Records from a data source:
■ ■ ■ ■ ■

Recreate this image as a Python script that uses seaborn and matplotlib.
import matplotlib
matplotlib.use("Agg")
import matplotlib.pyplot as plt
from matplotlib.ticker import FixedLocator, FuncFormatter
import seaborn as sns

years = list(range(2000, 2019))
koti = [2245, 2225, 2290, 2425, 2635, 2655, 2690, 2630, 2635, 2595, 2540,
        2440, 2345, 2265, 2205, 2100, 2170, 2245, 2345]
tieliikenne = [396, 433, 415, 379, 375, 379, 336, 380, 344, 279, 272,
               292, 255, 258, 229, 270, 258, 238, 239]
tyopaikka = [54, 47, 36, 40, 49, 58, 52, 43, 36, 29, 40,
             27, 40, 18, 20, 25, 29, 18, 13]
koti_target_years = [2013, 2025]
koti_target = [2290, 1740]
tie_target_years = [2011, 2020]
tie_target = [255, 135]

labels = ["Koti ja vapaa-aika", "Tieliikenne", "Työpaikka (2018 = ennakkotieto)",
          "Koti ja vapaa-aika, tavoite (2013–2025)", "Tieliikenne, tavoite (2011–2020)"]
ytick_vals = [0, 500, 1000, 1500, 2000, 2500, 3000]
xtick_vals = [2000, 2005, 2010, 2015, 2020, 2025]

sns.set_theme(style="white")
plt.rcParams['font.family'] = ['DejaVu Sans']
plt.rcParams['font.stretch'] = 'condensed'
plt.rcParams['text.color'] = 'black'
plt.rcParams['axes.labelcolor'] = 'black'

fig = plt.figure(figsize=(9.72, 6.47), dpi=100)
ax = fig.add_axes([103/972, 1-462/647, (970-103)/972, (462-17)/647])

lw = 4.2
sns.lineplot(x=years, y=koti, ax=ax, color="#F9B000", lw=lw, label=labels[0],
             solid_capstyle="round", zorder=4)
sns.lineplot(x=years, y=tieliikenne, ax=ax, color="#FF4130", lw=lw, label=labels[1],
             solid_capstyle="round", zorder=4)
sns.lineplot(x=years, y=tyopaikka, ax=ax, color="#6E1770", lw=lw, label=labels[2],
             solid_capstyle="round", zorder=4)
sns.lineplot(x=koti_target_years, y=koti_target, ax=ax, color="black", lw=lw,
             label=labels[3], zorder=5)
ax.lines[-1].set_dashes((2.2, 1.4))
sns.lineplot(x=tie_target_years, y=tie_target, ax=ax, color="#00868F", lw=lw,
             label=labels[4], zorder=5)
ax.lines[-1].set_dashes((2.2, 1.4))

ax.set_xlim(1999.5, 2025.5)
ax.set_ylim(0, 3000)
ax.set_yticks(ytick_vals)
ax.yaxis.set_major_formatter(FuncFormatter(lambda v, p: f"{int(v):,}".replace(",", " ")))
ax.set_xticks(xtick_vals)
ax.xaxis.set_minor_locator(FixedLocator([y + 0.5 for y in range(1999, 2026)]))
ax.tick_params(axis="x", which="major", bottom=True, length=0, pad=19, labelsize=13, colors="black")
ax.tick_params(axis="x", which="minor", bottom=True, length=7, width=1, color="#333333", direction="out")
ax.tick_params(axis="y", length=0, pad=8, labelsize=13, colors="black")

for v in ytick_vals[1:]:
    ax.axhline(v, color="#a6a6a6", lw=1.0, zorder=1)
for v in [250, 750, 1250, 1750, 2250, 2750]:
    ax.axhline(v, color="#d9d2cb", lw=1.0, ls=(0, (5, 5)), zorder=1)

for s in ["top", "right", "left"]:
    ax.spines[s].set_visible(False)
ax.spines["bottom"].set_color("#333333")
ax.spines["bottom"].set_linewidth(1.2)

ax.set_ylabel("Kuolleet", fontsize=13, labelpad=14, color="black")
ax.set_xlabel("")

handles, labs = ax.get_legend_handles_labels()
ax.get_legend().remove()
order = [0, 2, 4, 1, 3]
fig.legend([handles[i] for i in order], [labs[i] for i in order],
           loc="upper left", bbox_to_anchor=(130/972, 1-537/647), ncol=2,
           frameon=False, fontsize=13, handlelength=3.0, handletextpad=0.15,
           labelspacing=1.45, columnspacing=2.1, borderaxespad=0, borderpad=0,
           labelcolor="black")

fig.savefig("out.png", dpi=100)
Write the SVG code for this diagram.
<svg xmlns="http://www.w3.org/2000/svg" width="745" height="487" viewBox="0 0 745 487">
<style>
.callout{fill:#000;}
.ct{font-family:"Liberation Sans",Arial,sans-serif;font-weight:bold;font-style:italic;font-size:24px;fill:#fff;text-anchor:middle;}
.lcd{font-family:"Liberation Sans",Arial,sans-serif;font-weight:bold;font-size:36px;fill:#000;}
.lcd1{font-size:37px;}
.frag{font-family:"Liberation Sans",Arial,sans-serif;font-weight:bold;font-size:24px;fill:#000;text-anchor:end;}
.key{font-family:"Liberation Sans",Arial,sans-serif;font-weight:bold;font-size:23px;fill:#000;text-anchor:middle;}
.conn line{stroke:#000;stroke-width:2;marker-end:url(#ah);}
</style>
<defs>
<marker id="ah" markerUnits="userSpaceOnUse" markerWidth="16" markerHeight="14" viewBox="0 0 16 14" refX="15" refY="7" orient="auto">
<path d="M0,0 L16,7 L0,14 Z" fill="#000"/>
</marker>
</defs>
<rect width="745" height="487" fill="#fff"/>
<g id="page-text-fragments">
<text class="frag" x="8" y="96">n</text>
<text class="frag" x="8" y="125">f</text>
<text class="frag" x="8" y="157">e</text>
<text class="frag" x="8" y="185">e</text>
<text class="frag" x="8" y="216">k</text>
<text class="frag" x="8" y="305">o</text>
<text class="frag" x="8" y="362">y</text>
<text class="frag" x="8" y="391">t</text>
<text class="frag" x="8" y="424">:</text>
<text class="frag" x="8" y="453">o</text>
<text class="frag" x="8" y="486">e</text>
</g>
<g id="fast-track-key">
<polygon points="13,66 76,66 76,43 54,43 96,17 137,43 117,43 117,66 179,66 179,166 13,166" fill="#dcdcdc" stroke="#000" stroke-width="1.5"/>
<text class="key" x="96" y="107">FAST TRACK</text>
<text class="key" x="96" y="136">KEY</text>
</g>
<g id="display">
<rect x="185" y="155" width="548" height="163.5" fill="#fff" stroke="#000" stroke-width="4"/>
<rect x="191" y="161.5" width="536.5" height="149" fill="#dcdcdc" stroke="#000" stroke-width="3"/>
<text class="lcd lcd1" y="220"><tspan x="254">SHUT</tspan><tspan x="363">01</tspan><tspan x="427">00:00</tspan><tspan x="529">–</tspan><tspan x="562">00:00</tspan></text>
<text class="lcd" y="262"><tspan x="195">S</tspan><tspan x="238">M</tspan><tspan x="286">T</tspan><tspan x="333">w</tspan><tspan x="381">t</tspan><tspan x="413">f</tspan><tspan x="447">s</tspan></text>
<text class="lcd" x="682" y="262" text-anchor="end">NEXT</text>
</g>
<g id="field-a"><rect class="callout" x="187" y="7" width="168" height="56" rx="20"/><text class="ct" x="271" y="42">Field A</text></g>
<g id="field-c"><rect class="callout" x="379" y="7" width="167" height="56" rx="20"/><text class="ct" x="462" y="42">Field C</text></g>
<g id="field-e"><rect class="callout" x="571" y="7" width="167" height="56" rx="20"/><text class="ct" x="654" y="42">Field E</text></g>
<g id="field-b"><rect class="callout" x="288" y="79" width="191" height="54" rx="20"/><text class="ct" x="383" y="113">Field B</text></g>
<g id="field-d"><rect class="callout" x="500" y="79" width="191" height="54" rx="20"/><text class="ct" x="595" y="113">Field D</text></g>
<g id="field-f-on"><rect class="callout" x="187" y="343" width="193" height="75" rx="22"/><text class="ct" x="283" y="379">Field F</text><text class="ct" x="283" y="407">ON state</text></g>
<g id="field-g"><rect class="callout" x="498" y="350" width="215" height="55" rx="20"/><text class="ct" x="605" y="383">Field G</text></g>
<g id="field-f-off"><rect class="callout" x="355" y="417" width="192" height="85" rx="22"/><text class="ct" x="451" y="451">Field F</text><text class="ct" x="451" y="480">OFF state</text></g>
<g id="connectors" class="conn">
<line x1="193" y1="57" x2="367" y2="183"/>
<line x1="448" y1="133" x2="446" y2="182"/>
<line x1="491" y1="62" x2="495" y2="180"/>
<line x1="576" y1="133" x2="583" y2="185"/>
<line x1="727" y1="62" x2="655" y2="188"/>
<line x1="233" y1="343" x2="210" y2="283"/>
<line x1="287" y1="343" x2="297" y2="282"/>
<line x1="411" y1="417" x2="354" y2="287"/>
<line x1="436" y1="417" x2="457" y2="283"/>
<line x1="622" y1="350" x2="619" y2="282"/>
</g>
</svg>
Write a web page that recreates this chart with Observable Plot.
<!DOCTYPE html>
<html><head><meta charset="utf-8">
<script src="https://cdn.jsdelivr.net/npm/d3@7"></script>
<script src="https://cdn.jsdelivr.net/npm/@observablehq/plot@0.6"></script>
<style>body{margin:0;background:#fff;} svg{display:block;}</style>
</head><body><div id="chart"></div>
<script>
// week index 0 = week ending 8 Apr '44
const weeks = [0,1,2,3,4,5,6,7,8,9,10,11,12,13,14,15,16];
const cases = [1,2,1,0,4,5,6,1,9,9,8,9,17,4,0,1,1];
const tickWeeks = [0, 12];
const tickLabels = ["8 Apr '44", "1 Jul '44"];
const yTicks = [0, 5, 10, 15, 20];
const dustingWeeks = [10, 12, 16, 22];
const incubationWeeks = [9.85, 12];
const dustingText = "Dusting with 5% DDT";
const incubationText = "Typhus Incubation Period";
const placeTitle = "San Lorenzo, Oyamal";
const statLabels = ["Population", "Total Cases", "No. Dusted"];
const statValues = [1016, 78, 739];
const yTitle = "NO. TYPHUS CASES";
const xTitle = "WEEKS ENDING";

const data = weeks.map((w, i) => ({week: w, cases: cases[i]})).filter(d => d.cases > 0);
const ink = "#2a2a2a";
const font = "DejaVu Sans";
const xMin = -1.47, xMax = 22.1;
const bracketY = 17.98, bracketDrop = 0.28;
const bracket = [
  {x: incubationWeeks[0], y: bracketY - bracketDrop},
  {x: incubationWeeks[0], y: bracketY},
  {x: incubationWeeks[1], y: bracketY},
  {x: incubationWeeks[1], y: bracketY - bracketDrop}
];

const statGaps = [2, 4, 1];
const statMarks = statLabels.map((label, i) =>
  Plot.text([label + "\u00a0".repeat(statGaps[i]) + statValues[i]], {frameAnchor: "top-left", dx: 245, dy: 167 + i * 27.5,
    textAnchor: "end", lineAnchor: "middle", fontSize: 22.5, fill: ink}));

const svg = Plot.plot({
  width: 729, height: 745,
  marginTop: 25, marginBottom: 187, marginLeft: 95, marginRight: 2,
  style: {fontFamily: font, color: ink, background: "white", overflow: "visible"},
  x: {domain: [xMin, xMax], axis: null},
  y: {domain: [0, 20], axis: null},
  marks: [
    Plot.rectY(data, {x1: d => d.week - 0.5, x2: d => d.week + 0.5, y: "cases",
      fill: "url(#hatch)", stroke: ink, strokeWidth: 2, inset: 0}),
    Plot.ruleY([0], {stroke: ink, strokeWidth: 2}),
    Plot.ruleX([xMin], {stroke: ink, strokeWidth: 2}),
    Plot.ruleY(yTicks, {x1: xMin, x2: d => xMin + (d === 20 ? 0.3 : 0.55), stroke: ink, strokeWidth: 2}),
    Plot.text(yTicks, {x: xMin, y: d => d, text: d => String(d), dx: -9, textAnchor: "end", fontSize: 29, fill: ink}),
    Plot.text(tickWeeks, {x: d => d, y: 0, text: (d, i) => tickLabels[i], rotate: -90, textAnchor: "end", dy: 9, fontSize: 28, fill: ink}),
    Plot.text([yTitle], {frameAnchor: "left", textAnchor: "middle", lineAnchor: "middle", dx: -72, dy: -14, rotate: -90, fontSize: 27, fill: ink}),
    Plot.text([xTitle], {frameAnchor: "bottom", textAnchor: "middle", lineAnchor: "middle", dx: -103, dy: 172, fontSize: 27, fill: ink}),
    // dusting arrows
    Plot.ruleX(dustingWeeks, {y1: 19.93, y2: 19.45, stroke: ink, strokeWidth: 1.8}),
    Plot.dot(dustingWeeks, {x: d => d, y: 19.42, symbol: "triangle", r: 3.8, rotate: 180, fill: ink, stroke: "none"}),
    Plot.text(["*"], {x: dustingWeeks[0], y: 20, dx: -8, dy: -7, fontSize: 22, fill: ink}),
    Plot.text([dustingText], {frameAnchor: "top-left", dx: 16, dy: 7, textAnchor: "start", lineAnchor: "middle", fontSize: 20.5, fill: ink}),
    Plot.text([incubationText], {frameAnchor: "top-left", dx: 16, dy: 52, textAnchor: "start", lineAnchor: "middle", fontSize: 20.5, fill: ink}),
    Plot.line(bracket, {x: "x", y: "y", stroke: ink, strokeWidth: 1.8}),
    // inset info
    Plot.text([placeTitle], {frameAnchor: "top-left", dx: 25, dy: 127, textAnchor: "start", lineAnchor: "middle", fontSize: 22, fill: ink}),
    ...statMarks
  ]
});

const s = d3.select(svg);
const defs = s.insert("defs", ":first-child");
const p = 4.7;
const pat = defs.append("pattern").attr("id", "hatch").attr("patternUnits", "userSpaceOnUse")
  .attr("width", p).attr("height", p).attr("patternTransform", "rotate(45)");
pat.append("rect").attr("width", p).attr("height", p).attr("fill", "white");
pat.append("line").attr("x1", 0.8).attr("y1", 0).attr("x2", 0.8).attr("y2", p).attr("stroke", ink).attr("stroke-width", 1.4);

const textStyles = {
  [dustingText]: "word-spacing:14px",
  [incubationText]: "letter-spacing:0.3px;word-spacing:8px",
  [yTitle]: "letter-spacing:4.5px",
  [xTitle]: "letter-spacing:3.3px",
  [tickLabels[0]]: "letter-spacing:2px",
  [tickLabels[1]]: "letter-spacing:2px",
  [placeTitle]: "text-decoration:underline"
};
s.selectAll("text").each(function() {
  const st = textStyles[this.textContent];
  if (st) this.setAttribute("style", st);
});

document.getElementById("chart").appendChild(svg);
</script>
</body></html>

■ ■ ■ ■ ■

#### EXERCISE:
Return the lines above precisely as they appear, beginning at the first line and ending at the line with "import seaborn as sns", and nothing after it.

#### RESULT BELOW:
Recreate this image as a Python script that uses seaborn and matplotlib.
import matplotlib
matplotlib.use("Agg")
import matplotlib.pyplot as plt
from matplotlib.ticker import FixedLocator, FuncFormatter
import seaborn as sns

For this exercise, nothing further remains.